■ **Supplied data**:
-- BEGIN --

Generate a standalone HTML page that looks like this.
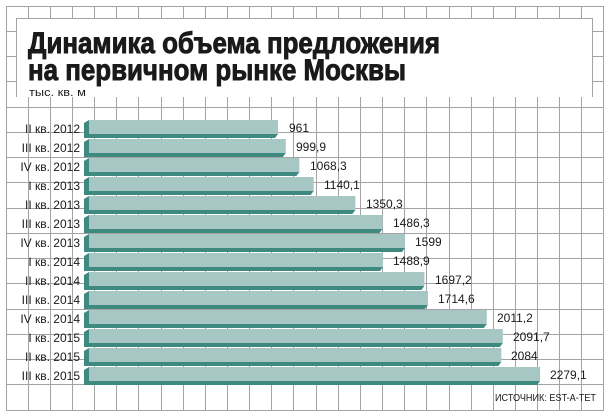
<!DOCTYPE html>
<html><head><meta charset="utf-8"><style>
html,body{margin:0;padding:0;background:#fff}
svg{display:block}
text{font-family:"Liberation Sans","DejaVu Sans",sans-serif;fill:#1a1a1a}
</style></head><body>
<svg width="612" height="418" viewBox="0 0 612 418" xmlns="http://www.w3.org/2000/svg">
<rect width="612" height="418" fill="#fff"/>
<g stroke="#a3a3a3" stroke-width="1" fill="none">
<path d="M6.5 6V410M28.5 6V410M50.5 6V410M72.5 6V410M94.5 6V410M116.5 6V410M138.5 6V410M161.5 6V410M183.5 6V410M205.5 6V410M227.5 6V410M249.5 6V410M271.5 6V410M293.5 6V410M316.5 6V410M338.5 6V410M360.5 6V410M382.5 6V410M404.5 6V410M426.5 6V410M449.5 6V410M471.5 6V410M493.5 6V410M515.5 6V410M537.5 6V410M559.5 6V410M581.5 6V410M603.5 6V410"/>
<path d="M6 6.5H604M6 31.5H604M6 56.5H604M6 81.5H604M6 107.5H604M6 132.5H604M6 157.5H604M6 182.5H604M6 208.5H604M6 233.5H604M6 258.5H604M6 283.5H604M6 309.5H604M6 334.5H604M6 359.5H604M6 384.5H604M6 410.5H604"/>
</g>
<rect x="16" y="18" width="577" height="79" fill="#fff"/>
<path d="M16.5 97V18.5H592.5V97" stroke="#a3a3a3" fill="none"/>
<rect x="27" y="85" width="62" height="12" fill="#fff"/>
<text x="28" y="53" font-size="30" font-weight="bold" stroke="#1a1a1a" stroke-width="0.9" textLength="412" lengthAdjust="spacingAndGlyphs">Динамика объема предложения</text>
<text x="28" y="80" font-size="30" font-weight="bold" stroke="#1a1a1a" stroke-width="0.9" textLength="378" lengthAdjust="spacingAndGlyphs">на первичном рынке Москвы</text>
<text x="29" y="96" font-size="11" textLength="57" lengthAdjust="spacingAndGlyphs">тыс. кв. м</text>
<g font-size="12" text-anchor="end">
<text x="80" y="133">II кв. 2012</text>
<text x="80" y="152">III кв. 2012</text>
<text x="80" y="171">IV кв. 2012</text>
<text x="80" y="190">I кв. 2013</text>
<text x="80" y="209">II кв. 2013</text>
<text x="80" y="228">III кв. 2013</text>
<text x="80" y="247">IV кв. 2013</text>
<text x="80" y="266">I кв. 2014</text>
<text x="80" y="285">II кв. 2014</text>
<text x="80" y="304">III кв. 2014</text>
<text x="80" y="323">IV кв. 2014</text>
<text x="80" y="342">I кв. 2015</text>
<text x="80" y="361">II кв. 2015</text>
<text x="80" y="380">III кв. 2015</text>
</g>
<g fill="#a7c7c4">
<rect x="89" y="120" width="189" height="14"/>
<rect x="89" y="139" width="196.8" height="14"/>
<rect x="89" y="158" width="210.4" height="14"/>
<rect x="89" y="177" width="224.7" height="14"/>
<rect x="89" y="196" width="266.4" height="14"/>
<rect x="89" y="215" width="293.5" height="14"/>
<rect x="89" y="234" width="315.9" height="14"/>
<rect x="89" y="253" width="294" height="14"/>
<rect x="89" y="272" width="335.4" height="14"/>
<rect x="89" y="291" width="338.9" height="14"/>
<rect x="89" y="310" width="397.8" height="14"/>
<rect x="89" y="329" width="413.8" height="14"/>
<rect x="89" y="348" width="412.3" height="14"/>
<rect x="89" y="367" width="451.1" height="14"/>
</g>
<g fill="#3f8a80">
<path d="M84 123L89 120V134H278L275 138H84Z"/>
<path d="M84 142L89 139V153H285.8L282.8 157H84Z"/>
<path d="M84 161L89 158V172H299.4L296.4 176H84Z"/>
<path d="M84 180L89 177V191H313.7L310.7 195H84Z"/>
<path d="M84 199L89 196V210H355.4L352.4 214H84Z"/>
<path d="M84 218L89 215V229H382.5L379.5 233H84Z"/>
<path d="M84 237L89 234V248H404.9L401.9 252H84Z"/>
<path d="M84 256L89 253V267H383L380 271H84Z"/>
<path d="M84 275L89 272V286H424.4L421.4 290H84Z"/>
<path d="M84 294L89 291V305H427.9L424.9 309H84Z"/>
<path d="M84 313L89 310V324H486.8L483.8 328H84Z"/>
<path d="M84 332L89 329V343H502.8L499.8 347H84Z"/>
<path d="M84 351L89 348V362H501.3L498.3 366H84Z"/>
<path d="M84 370L89 367V381H540.1L537.1 385H84Z"/>
</g>
<g font-size="12">
<text x="289" y="132">961</text>
<text x="296" y="151">999,9</text>
<text x="310" y="170">1068,3</text>
<text x="324" y="189">1140,1</text>
<text x="366" y="208">1350,3</text>
<text x="393" y="227">1486,3</text>
<text x="415" y="246">1599</text>
<text x="393" y="265">1488,9</text>
<text x="435" y="284">1697,2</text>
<text x="438" y="303">1714,6</text>
<text x="497" y="322">2011,2</text>
<text x="513" y="341">2091,7</text>
<text x="511" y="360">2084</text>
<text x="550" y="379">2279,1</text>
</g>
<text x="495" y="401" font-size="10" textLength="101" lengthAdjust="spacingAndGlyphs">ИСТОЧНИК: EST-A-TET</text>
</svg>
</body></html>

-- END --

■ **Problem to solve**:
Transcribe the listing above verbatim. Omit the pictures.

■ **Exercise answer**:
Generate a standalone HTML page that looks like this.
<!DOCTYPE html>
<html><head><meta charset="utf-8"><style>
html,body{margin:0;padding:0;background:#fff}
svg{display:block}
text{font-family:"Liberation Sans","DejaVu Sans",sans-serif;fill:#1a1a1a}
</style></head><body>
<svg width="612" height="418" viewBox="0 0 612 418" xmlns="http://www.w3.org/2000/svg">
<rect width="612" height="418" fill="#fff"/>
<g stroke="#a3a3a3" stroke-width="1" fill="none">
<path d="M6.5 6V410M28.5 6V410M50.5 6V410M72.5 6V410M94.5 6V410M116.5 6V410M138.5 6V410M161.5 6V410M183.5 6V410M205.5 6V410M227.5 6V410M249.5 6V410M271.5 6V410M293.5 6V410M316.5 6V410M338.5 6V410M360.5 6V410M382.5 6V410M404.5 6V410M426.5 6V410M449.5 6V410M471.5 6V410M493.5 6V410M515.5 6V410M537.5 6V410M559.5 6V410M581.5 6V410M603.5 6V410"/>
<path d="M6 6.5H604M6 31.5H604M6 56.5H604M6 81.5H604M6 107.5H604M6 132.5H604M6 157.5H604M6 182.5H604M6 208.5H604M6 233.5H604M6 258.5H604M6 283.5H604M6 309.5H604M6 334.5H604M6 359.5H604M6 384.5H604M6 410.5H604"/>
</g>
<rect x="16" y="18" width="577" height="79" fill="#fff"/>
<path d="M16.5 97V18.5H592.5V97" stroke="#a3a3a3" fill="none"/>
<rect x="27" y="85" width="62" height="12" fill="#fff"/>
<text x="28" y="53" font-size="30" font-weight="bold" stroke="#1a1a1a" stroke-width="0.9" textLength="412" lengthAdjust="spacingAndGlyphs">Динамика объема предложения</text>
<text x="28" y="80" font-size="30" font-weight="bold" stroke="#1a1a1a" stroke-width="0.9" textLength="378" lengthAdjust="spacingAndGlyphs">на первичном рынке Москвы</text>
<text x="29" y="96" font-size="11" textLength="57" lengthAdjust="spacingAndGlyphs">тыс. кв. м</text>
<g font-size="12" text-anchor="end">
<text x="80" y="133">II кв. 2012</text>
<text x="80" y="152">III кв. 2012</text>
<text x="80" y="171">IV кв. 2012</text>
<text x="80" y="190">I кв. 2013</text>
<text x="80" y="209">II кв. 2013</text>
<text x="80" y="228">III кв. 2013</text>
<text x="80" y="247">IV кв. 2013</text>
<text x="80" y="266">I кв. 2014</text>
<text x="80" y="285">II кв. 2014</text>
<text x="80" y="304">III кв. 2014</text>
<text x="80" y="323">IV кв. 2014</text>
<text x="80" y="342">I кв. 2015</text>
<text x="80" y="361">II кв. 2015</text>
<text x="80" y="380">III кв. 2015</text>
</g>
<g fill="#a7c7c4">
<rect x="89" y="120" width="189" height="14"/>
<rect x="89" y="139" width="196.8" height="14"/>
<rect x="89" y="158" width="210.4" height="14"/>
<rect x="89" y="177" width="224.7" height="14"/>
<rect x="89" y="196" width="266.4" height="14"/>
<rect x="89" y="215" width="293.5" height="14"/>
<rect x="89" y="234" width="315.9" height="14"/>
<rect x="89" y="253" width="294" height="14"/>
<rect x="89" y="272" width="335.4" height="14"/>
<rect x="89" y="291" width="338.9" height="14"/>
<rect x="89" y="310" width="397.8" height="14"/>
<rect x="89" y="329" width="413.8" height="14"/>
<rect x="89" y="348" width="412.3" height="14"/>
<rect x="89" y="367" width="451.1" height="14"/>
</g>
<g fill="#3f8a80">
<path d="M84 123L89 120V134H278L275 138H84Z"/>
<path d="M84 142L89 139V153H285.8L282.8 157H84Z"/>
<path d="M84 161L89 158V172H299.4L296.4 176H84Z"/>
<path d="M84 180L89 177V191H313.7L310.7 195H84Z"/>
<path d="M84 199L89 196V210H355.4L352.4 214H84Z"/>
<path d="M84 218L89 215V229H382.5L379.5 233H84Z"/>
<path d="M84 237L89 234V248H404.9L401.9 252H84Z"/>
<path d="M84 256L89 253V267H383L380 271H84Z"/>
<path d="M84 275L89 272V286H424.4L421.4 290H84Z"/>
<path d="M84 294L89 291V305H427.9L424.9 309H84Z"/>
<path d="M84 313L89 310V324H486.8L483.8 328H84Z"/>
<path d="M84 332L89 329V343H502.8L499.8 347H84Z"/>
<path d="M84 351L89 348V362H501.3L498.3 366H84Z"/>
<path d="M84 370L89 367V381H540.1L537.1 385H84Z"/>
</g>
<g font-size="12">
<text x="289" y="132">961</text>
<text x="296" y="151">999,9</text>
<text x="310" y="170">1068,3</text>
<text x="324" y="189">1140,1</text>
<text x="366" y="208">1350,3</text>
<text x="393" y="227">1486,3</text>
<text x="415" y="246">1599</text>
<text x="393" y="265">1488,9</text>
<text x="435" y="284">1697,2</text>
<text x="438" y="303">1714,6</text>
<text x="497" y="322">2011,2</text>
<text x="513" y="341">2091,7</text>
<text x="511" y="360">2084</text>
<text x="550" y="379">2279,1</text>
</g>
<text x="495" y="401" font-size="10" textLength="101" lengthAdjust="spacingAndGlyphs">ИСТОЧНИК: EST-A-TET</text>
</svg>
</body></html>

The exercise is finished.